Massive hacks continue to fill the front page of major media outlets, so what are the main attack vectors that are not being addressed? According to Kevin Mitnick, the world’s most wanted hacker turned IT consultant, organizations should be aware of the following Six Deadly Sins of Data Security as they can impact the potential for data breaches:
- Social Engineering end-users who are low-hanging fruit
- Injection Vulnerabilities
- Buffer Overflows
- Sensitive Data Exposure
- Broken Authentication and Session Management
- Security Misconfiguration
Let's have a quick look at each one of these.
1) Social Engineering end-users who are low-hanging fruit
Despite all the funds you may have spent on state-of-the-art security software, the bad guys are just one gullible user click away from staging an all-out invasion. To make matters worse, that user might very well be you! Recent surveys show that executives can be some of the biggest culprits when it comes to clicking on phishing links and opening malicious email attachments.
Yet the most effective strategy for combatting these attacks is also one of the most poorly implemented – security awareness training. The long list of “Worst Practices” for user education is almost endless – break room briefings while people eat lunch and catch up on email; short instructional videos that provide no more than superficial understanding; and the time-honored practice of hoping for the best and doing nothing.
2) Injection Vulnerabilities
Every time an application sends untrusted data to an interpreter, you have an injection vulnerability. There are many flavors of this type of vulnerability, but the most popular ones affect SQL, LDAP, XPath, and XML parsers.
Obviously, you want to prevent these vulnerabilities during the coding of your application, because once the application has been deployed, these vulnerabilities can be difficult to find and fix. To help identify potential vulnerabilities, you should engage a third-party to perform penetration testing and check your Internet-facing applications on an ongoing basis. If you don't do it, the hackers will.
3) Buffer Overflows
A buffer overflow vulnerability exists when an application writes more data in a buffer than that buffer can hold. That allows a hacker to overwrite the content of adjacent memory attempting to execute their malicious code. Buffer overflow attacks are quite common, but they are harder to exploit than injection attacks.
4) Sensitive Data Exposure
This happens any time a hacker gets access to user sensitive data. Sensitive data exposure is defined as access to data at rest or in transit, including backups and user browsing data.
Some examples are hacking of data storage, interception of data transfers between a server and a browser, or tricking an e-commerce application to change things in a cart. The main cause is failing to encrypt data or badly implemented encryption mechanisms. And, of course, destruction of storage media in the proper way is also a very important factor which includes thumb drives.
5) Broken Authentication and Session Management
You can exploit broken authentication and session management when an attacked user leaks account data, passwords, or session IDs which allows the attacker to impersonate that user.
There are several ways to try to hack into authentication mechanisms, for instance by "brute-forcing” the targeted account, grabbing a session identifier from a URL, reusing an already used session token or compromising a user’s browser.
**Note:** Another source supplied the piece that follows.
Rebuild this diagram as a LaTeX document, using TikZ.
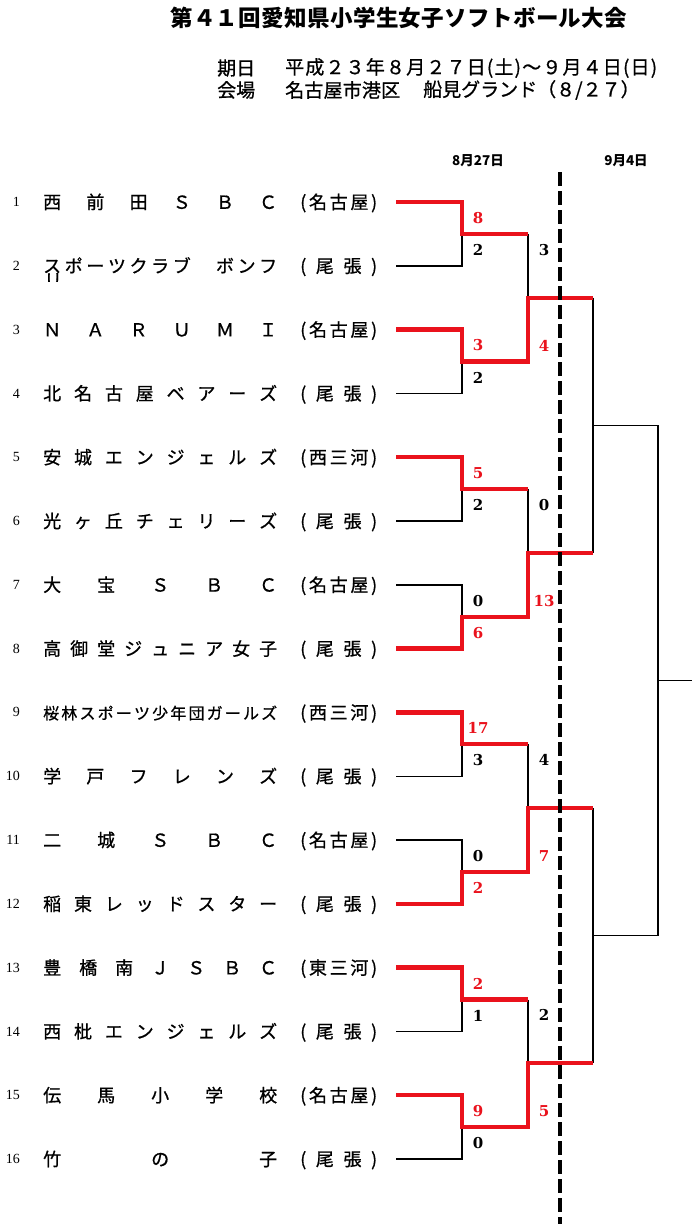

Web developers need to carefully look at all Cross-Site Scripting (XSS) flaws and deploy all necessary countermeasures to fix them because XSS is one of the most common methods to steal session IDs and impersonate other users.
6) Security Misconfiguration
This category of vulnerability is actually very common and one of the most dangerous. It's easy to discover web servers and applications that have been misconfigured resulting in simply letting the bad guys in. Here are some typical examples of security misconfigurations:
- Running outdated software
- Apps still running in debug mode or that still include debugging modules
- Running unnecessary services on the system
- Allowing access to server resources and services
- Failing to change default settings like keys and passwords
- Use of default accounts
Badly configured Internet of Things devices could easily be turned into a large "ThingNet" owned by the bad guys. Think paying micro-ransoms before you can get in your car. Defense-in-depth is the answer to the risks of losing your data.